● Task prompt
Reproduce every line of the material below, but drop the pictures.

● Data in this exercise

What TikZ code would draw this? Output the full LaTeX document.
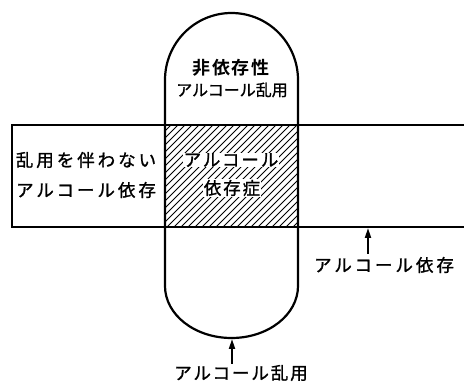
\documentclass[tikz,border=0pt]{standalone}
\usepackage{fontspec}
\usetikzlibrary{arrows.meta}
\newfontfamily\jp[FakeBold=1.2]{Noto Sans CJK JP}
\newfontfamily\jpa[LetterSpace=17,FakeBold=1.2]{Noto Sans CJK JP}
\newfontfamily\jpb[LetterSpace=11,FakeBold=1.2]{Noto Sans CJK JP}
\newfontfamily\jpc[LetterSpace=8]{Noto Sans CJK JP Bold}
\begin{document}
\begin{tikzpicture}[x=1pt,y=1pt,
  outline/.style={line width=2.2pt,line cap=round},
  hatch/.style={line width=0.9pt},
  lbl/.style={inner sep=0.5pt,font=\fontsize{17.5}{19}\selectfont},
  arr/.style={line width=1.8pt,-{Triangle[length=10pt,width=6pt]}}]
\useasboundingbox (0,0) rectangle (464,-385);
% hatching
\begin{scope}
  \clip (165,-125) rectangle (298,-227);
  \foreach \i in {0,7,...,245} {
    \draw[hatch] (165-110+\i,-227) -- ++(102,102);
  }
\end{scope}
% rectangle (open at right)
\draw[outline] (464,-125) -- (12,-125) -- (12,-227) -- (464,-227);
% capsule
\draw[outline] (165,-286) -- (165,-80) arc[start angle=180,end angle=0,x radius=66.5pt,y radius=67pt] -- (298,-286)
  arc[start angle=0,end angle=-180,x radius=66.5pt,y radius=52pt];
% texts
\node[lbl,font=\fontsize{18}{20}\selectfont] (nd1) at (231,-68) {\jpc 非依存性};
\node[lbl,font=\fontsize{16}{18}\selectfont] (nd2) at (232,-90) {\jp アルコール乱用};
\node[lbl] (l1) at (86,-160) {\jpa 乱用を伴わない};
\node[lbl] (l2) at (86,-190) {\jpa アルコール依存};
\node[lbl,fill=white] (c1) at (231,-160) {\jpb アルコール};
\node[lbl,fill=white] (c2) at (232,-188) {\jpb 依存症};
\node[lbl] (dep) at (384,-265) {\jpa アルコール依存};
\node[lbl] (abu) at (241,-373) {\jpb アルコール乱用};
% arrows
\coordinate (depTail) at (368,-254);
\coordinate (depTip) at (368,-228);
\coordinate (abuTail) at (232,-364);
\coordinate (abuTip) at (232,-339);
\draw[arr] (depTail) -- (depTip);
\draw[arr] (abuTail) -- (abuTip);
\end{tikzpicture}
\end{document}
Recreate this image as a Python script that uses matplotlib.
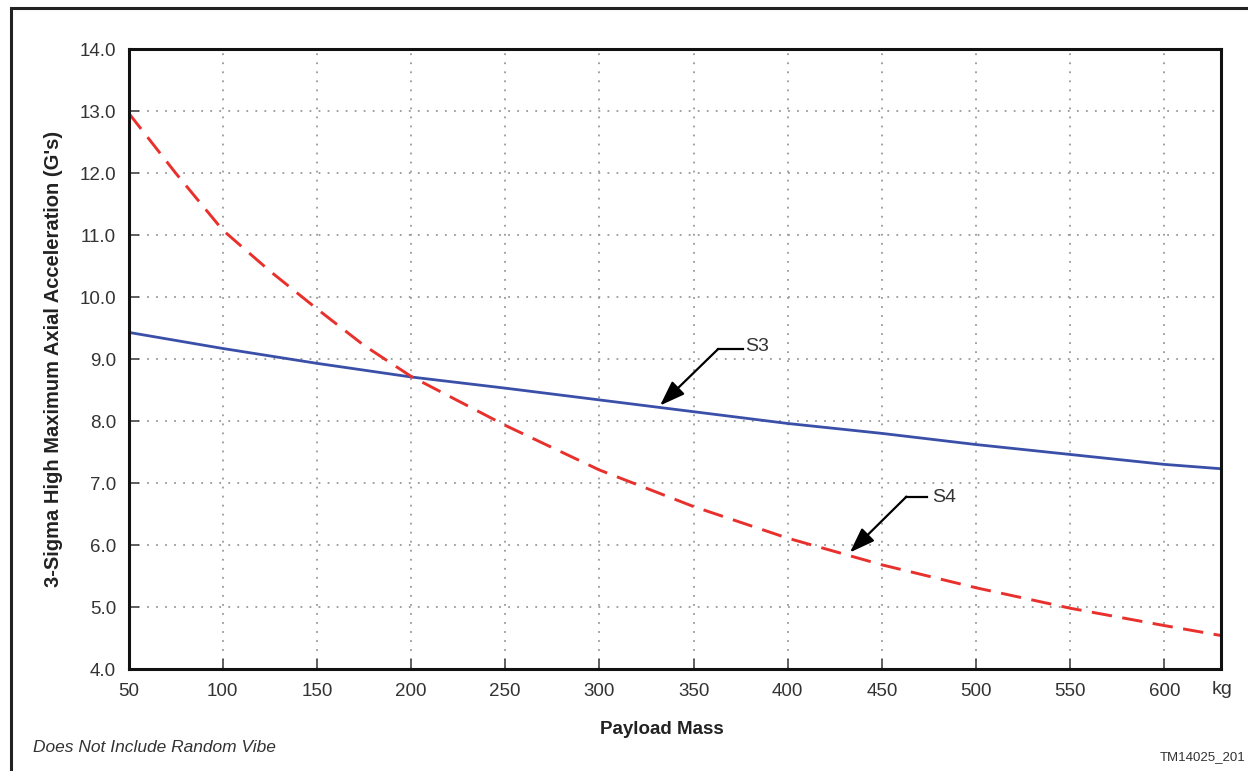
import matplotlib
matplotlib.use("Agg")
import matplotlib.pyplot as plt
from matplotlib.patches import Rectangle

# values
mass_s3 = [50, 100, 150, 200, 250, 300, 350, 400, 450, 500, 550, 600, 630]
s3 = [9.43, 9.17, 8.93, 8.71, 8.53, 8.34, 8.15, 7.96, 7.80, 7.62, 7.46, 7.30, 7.23]

mass_s4 = [50, 75, 100, 125, 150, 175, 200, 250, 300, 350, 400, 450, 500, 550, 600, 630]
s4 = [12.97, 12.00, 11.08, 10.42, 9.81, 9.22, 8.72, 7.93, 7.21, 6.62, 6.11, 5.68, 5.31, 4.98, 4.70, 4.54]

xticks = [50, 100, 150, 200, 250, 300, 350, 400, 450, 500, 550, 600]
yticks = [4.0, 5.0, 6.0, 7.0, 8.0, 9.0, 10.0, 11.0, 12.0, 13.0, 14.0]

plt.rcParams['font.family'] = ['Liberation Sans', 'DejaVu Sans']
dark = '#333333'

W, H = 1248, 771
fig = plt.figure(figsize=(W / 100, H / 100), dpi=100)
# outer frame of the figure
fig.patches.append(Rectangle((11 / W, -0.1), 1.2, 1 - 8 / H + 0.1,
                             transform=fig.transFigure, fill=False,
                             edgecolor='#222222', lw=2.2))

ax = fig.add_axes([128.5 / W, 1 - 669 / H, (1221 - 128.5) / W, (669 - 49) / H])
ax.plot(mass_s3, s3, color='#3a4fa8', lw=2.0)
ax.plot(mass_s4, s4, color='#e8302c', lw=2.1, dashes=(7, 3.6))

ax.set_xlim(50, 630)
ax.set_ylim(4, 14)
ax.set_xticks(xticks)
ax.set_yticks(yticks)
ax.set_xticklabels([str(t) for t in xticks])
ax.set_yticklabels(['%.1f' % t for t in yticks])
ax.tick_params(direction='in', length=7, width=1.2, color='#444444',
               labelsize=13.5, labelcolor=dark)
ax.tick_params(axis='x', pad=10)
ax.tick_params(axis='y', pad=9)
ax.grid(True, color='#999999', linestyle=(0, (1, 4)), lw=1.3)
for s in ax.spines.values():
    s.set_linewidth(2.2)
    s.set_color('#111111')

fig.text(1222 / W, 1 - 690 / H, 'kg', fontsize=14, color=dark, ha='center', va='center')
fig.text(662 / W, 1 - 730 / H, 'Payload Mass', fontsize=13.5, fontweight='bold',
         color='#222222', ha='center', va='center')
ax.set_ylabel("3-Sigma High Maximum Axial Acceleration (G's)", fontsize=14.5,
              fontweight='bold', color='#222222', labelpad=12)

# callouts
arrow = dict(arrowstyle='-|>,head_length=0.7,head_width=0.25', color='black',
             lw=1.6, mutation_scale=22, shrinkA=0, shrinkB=0)
ax.annotate('', xy=(332.2, 8.25), xytext=(363, 9.16), arrowprops=arrow)
ax.plot([363, 376], [9.16, 9.16], color='black', lw=1.6)
ax.text(377.5, 9.20, 'S3', fontsize=14, color=dark, va='center')

ax.annotate('', xy=(433, 5.88), xytext=(463, 6.78), arrowprops=arrow)
ax.plot([463, 474], [6.78, 6.78], color='black', lw=1.6)
ax.text(476.5, 6.76, 'S4', fontsize=14, color=dark, va='center')

fig.text(33 / W, 1 - 748 / H, 'Does Not Include Random Vibe', fontsize=12.5,
         style='italic', color=dark, va='center')
fig.text(1245 / W, 1 - 757 / H, 'TM14025_201', fontsize=9.5, color=dark,
         ha='right', va='center')

fig.savefig('out.png', dpi=100)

● Problem solution
What TikZ code would draw this? Output the full LaTeX document.
\documentclass[tikz,border=0pt]{standalone}
\usepackage{fontspec}
\usetikzlibrary{arrows.meta}
\newfontfamily\jp[FakeBold=1.2]{Noto Sans CJK JP}
\newfontfamily\jpa[LetterSpace=17,FakeBold=1.2]{Noto Sans CJK JP}
\newfontfamily\jpb[LetterSpace=11,FakeBold=1.2]{Noto Sans CJK JP}
\newfontfamily\jpc[LetterSpace=8]{Noto Sans CJK JP Bold}
\begin{document}
\begin{tikzpicture}[x=1pt,y=1pt,
  outline/.style={line width=2.2pt,line cap=round},
  hatch/.style={line width=0.9pt},
  lbl/.style={inner sep=0.5pt,font=\fontsize{17.5}{19}\selectfont},
  arr/.style={line width=1.8pt,-{Triangle[length=10pt,width=6pt]}}]
\useasboundingbox (0,0) rectangle (464,-385);
% hatching
\begin{scope}
  \clip (165,-125) rectangle (298,-227);
  \foreach \i in {0,7,...,245} {
    \draw[hatch] (165-110+\i,-227) -- ++(102,102);
  }
\end{scope}
% rectangle (open at right)
\draw[outline] (464,-125) -- (12,-125) -- (12,-227) -- (464,-227);
% capsule
\draw[outline] (165,-286) -- (165,-80) arc[start angle=180,end angle=0,x radius=66.5pt,y radius=67pt] -- (298,-286)
  arc[start angle=0,end angle=-180,x radius=66.5pt,y radius=52pt];
% texts
\node[lbl,font=\fontsize{18}{20}\selectfont] (nd1) at (231,-68) {\jpc 非依存性};
\node[lbl,font=\fontsize{16}{18}\selectfont] (nd2) at (232,-90) {\jp アルコール乱用};
\node[lbl] (l1) at (86,-160) {\jpa 乱用を伴わない};
\node[lbl] (l2) at (86,-190) {\jpa アルコール依存};
\node[lbl,fill=white] (c1) at (231,-160) {\jpb アルコール};
\node[lbl,fill=white] (c2) at (232,-188) {\jpb 依存症};
\node[lbl] (dep) at (384,-265) {\jpa アルコール依存};
\node[lbl] (abu) at (241,-373) {\jpb アルコール乱用};
% arrows
\coordinate (depTail) at (368,-254);
\coordinate (depTip) at (368,-228);
\coordinate (abuTail) at (232,-364);
\coordinate (abuTip) at (232,-339);
\draw[arr] (depTail) -- (depTip);
\draw[arr] (abuTail) -- (abuTip);
\end{tikzpicture}
\end{document}
Recreate this image as a Python script that uses matplotlib.
import matplotlib
matplotlib.use("Agg")
import matplotlib.pyplot as plt
from matplotlib.patches import Rectangle

# values
mass_s3 = [50, 100, 150, 200, 250, 300, 350, 400, 450, 500, 550, 600, 630]
s3 = [9.43, 9.17, 8.93, 8.71, 8.53, 8.34, 8.15, 7.96, 7.80, 7.62, 7.46, 7.30, 7.23]

mass_s4 = [50, 75, 100, 125, 150, 175, 200, 250, 300, 350, 400, 450, 500, 550, 600, 630]
s4 = [12.97, 12.00, 11.08, 10.42, 9.81, 9.22, 8.72, 7.93, 7.21, 6.62, 6.11, 5.68, 5.31, 4.98, 4.70, 4.54]

xticks = [50, 100, 150, 200, 250, 300, 350, 400, 450, 500, 550, 600]
yticks = [4.0, 5.0, 6.0, 7.0, 8.0, 9.0, 10.0, 11.0, 12.0, 13.0, 14.0]

plt.rcParams['font.family'] = ['Liberation Sans', 'DejaVu Sans']
dark = '#333333'

W, H = 1248, 771
fig = plt.figure(figsize=(W / 100, H / 100), dpi=100)
# outer frame of the figure
fig.patches.append(Rectangle((11 / W, -0.1), 1.2, 1 - 8 / H + 0.1,
                             transform=fig.transFigure, fill=False,
                             edgecolor='#222222', lw=2.2))

ax = fig.add_axes([128.5 / W, 1 - 669 / H, (1221 - 128.5) / W, (669 - 49) / H])
ax.plot(mass_s3, s3, color='#3a4fa8', lw=2.0)
ax.plot(mass_s4, s4, color='#e8302c', lw=2.1, dashes=(7, 3.6))

ax.set_xlim(50, 630)
ax.set_ylim(4, 14)
ax.set_xticks(xticks)
ax.set_yticks(yticks)
ax.set_xticklabels([str(t) for t in xticks])
ax.set_yticklabels(['%.1f' % t for t in yticks])
ax.tick_params(direction='in', length=7, width=1.2, color='#444444',
               labelsize=13.5, labelcolor=dark)
ax.tick_params(axis='x', pad=10)
ax.tick_params(axis='y', pad=9)
ax.grid(True, color='#999999', linestyle=(0, (1, 4)), lw=1.3)
for s in ax.spines.values():
    s.set_linewidth(2.2)
    s.set_color('#111111')

fig.text(1222 / W, 1 - 690 / H, 'kg', fontsize=14, color=dark, ha='center', va='center')
fig.text(662 / W, 1 - 730 / H, 'Payload Mass', fontsize=13.5, fontweight='bold',
         color='#222222', ha='center', va='center')
ax.set_ylabel("3-Sigma High Maximum Axial Acceleration (G's)", fontsize=14.5,
              fontweight='bold', color='#222222', labelpad=12)

# callouts
arrow = dict(arrowstyle='-|>,head_length=0.7,head_width=0.25', color='black',
             lw=1.6, mutation_scale=22, shrinkA=0, shrinkB=0)
ax.annotate('', xy=(332.2, 8.25), xytext=(363, 9.16), arrowprops=arrow)
ax.plot([363, 376], [9.16, 9.16], color='black', lw=1.6)
ax.text(377.5, 9.20, 'S3', fontsize=14, color=dark, va='center')

ax.annotate('', xy=(433, 5.88), xytext=(463, 6.78), arrowprops=arrow)
ax.plot([463, 474], [6.78, 6.78], color='black', lw=1.6)
ax.text(476.5, 6.76, 'S4', fontsize=14, color=dark, va='center')

fig.text(33 / W, 1 - 748 / H, 'Does Not Include Random Vibe', fontsize=12.5,
         style='italic', color=dark, va='center')
fig.text(1245 / W, 1 - 757 / H, 'TM14025_201', fontsize=9.5, color=dark,
         ha='right', va='center')

fig.savefig('out.png', dpi=100)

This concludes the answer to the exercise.